** What the task requires **
Write each line of the material exactly as given, from the top through the line that contains "import seaborn as sns", and omit all pictures.
:::::
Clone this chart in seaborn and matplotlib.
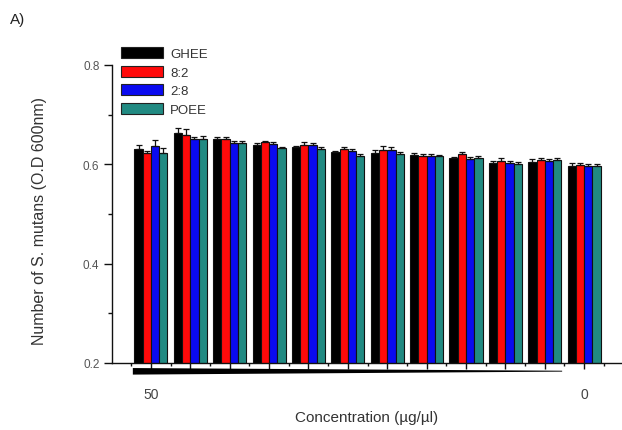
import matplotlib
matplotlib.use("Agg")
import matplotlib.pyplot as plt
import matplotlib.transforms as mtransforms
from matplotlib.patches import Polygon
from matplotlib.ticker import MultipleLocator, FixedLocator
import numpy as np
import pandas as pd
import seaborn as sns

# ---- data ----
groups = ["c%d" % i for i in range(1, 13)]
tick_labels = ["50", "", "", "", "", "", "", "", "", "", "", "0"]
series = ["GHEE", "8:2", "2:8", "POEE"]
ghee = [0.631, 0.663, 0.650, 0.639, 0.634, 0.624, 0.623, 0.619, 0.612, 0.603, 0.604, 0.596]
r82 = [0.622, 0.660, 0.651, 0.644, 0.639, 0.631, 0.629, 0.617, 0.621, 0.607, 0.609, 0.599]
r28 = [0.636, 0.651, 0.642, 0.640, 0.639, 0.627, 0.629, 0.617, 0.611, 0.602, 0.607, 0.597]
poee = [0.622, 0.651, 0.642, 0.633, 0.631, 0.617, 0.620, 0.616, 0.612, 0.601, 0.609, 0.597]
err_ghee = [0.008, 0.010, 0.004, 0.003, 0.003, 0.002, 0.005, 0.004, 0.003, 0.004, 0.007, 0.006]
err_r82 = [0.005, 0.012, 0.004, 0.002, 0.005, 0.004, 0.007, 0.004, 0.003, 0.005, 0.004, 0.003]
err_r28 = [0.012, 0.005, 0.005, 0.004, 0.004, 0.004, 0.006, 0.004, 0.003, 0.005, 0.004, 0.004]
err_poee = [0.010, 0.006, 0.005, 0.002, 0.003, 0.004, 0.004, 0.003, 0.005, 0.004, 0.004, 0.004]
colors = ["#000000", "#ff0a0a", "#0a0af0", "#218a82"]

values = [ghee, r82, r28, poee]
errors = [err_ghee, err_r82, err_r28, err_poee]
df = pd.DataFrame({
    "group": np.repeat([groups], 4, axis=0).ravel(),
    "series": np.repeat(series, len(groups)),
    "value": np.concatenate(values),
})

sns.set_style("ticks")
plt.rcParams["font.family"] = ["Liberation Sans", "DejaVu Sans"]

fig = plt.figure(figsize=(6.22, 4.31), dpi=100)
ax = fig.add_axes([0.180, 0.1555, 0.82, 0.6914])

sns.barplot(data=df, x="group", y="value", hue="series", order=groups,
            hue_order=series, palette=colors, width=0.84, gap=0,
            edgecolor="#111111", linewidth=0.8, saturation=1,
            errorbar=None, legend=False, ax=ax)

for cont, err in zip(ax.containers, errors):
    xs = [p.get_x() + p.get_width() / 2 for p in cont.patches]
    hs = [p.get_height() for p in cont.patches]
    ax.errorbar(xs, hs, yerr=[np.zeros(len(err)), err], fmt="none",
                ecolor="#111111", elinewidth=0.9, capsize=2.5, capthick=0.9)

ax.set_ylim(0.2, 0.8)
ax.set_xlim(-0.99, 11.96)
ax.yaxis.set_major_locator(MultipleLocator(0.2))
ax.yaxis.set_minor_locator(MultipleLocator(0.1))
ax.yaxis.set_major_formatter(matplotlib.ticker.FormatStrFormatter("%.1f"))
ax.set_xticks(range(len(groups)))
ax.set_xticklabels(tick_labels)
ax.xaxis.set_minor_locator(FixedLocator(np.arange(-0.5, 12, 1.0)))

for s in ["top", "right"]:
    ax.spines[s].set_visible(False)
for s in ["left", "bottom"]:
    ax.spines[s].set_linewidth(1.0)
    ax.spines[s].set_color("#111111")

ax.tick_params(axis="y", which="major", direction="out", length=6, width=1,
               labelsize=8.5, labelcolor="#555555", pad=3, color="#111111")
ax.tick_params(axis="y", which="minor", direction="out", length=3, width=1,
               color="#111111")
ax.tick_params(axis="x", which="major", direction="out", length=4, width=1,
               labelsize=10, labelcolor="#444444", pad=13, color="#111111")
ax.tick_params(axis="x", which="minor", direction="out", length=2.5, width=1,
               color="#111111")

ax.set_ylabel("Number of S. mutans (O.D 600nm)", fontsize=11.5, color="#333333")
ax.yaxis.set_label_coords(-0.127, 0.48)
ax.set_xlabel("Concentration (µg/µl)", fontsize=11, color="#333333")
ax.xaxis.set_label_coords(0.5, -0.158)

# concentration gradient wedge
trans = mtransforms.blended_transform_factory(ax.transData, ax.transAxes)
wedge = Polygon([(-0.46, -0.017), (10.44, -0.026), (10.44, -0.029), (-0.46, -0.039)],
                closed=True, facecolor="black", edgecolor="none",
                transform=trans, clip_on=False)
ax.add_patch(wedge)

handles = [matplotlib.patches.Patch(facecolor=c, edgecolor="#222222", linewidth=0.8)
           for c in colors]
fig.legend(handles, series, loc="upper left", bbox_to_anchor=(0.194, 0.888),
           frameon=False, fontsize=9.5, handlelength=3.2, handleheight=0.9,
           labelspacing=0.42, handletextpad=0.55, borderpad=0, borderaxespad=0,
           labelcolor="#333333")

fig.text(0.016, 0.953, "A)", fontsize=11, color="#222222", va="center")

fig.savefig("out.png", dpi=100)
:::::
** Solution **
Clone this chart in seaborn and matplotlib.
import matplotlib
matplotlib.use("Agg")
import matplotlib.pyplot as plt
import matplotlib.transforms as mtransforms
from matplotlib.patches import Polygon
from matplotlib.ticker import MultipleLocator, FixedLocator
import numpy as np
import pandas as pd
import seaborn as sns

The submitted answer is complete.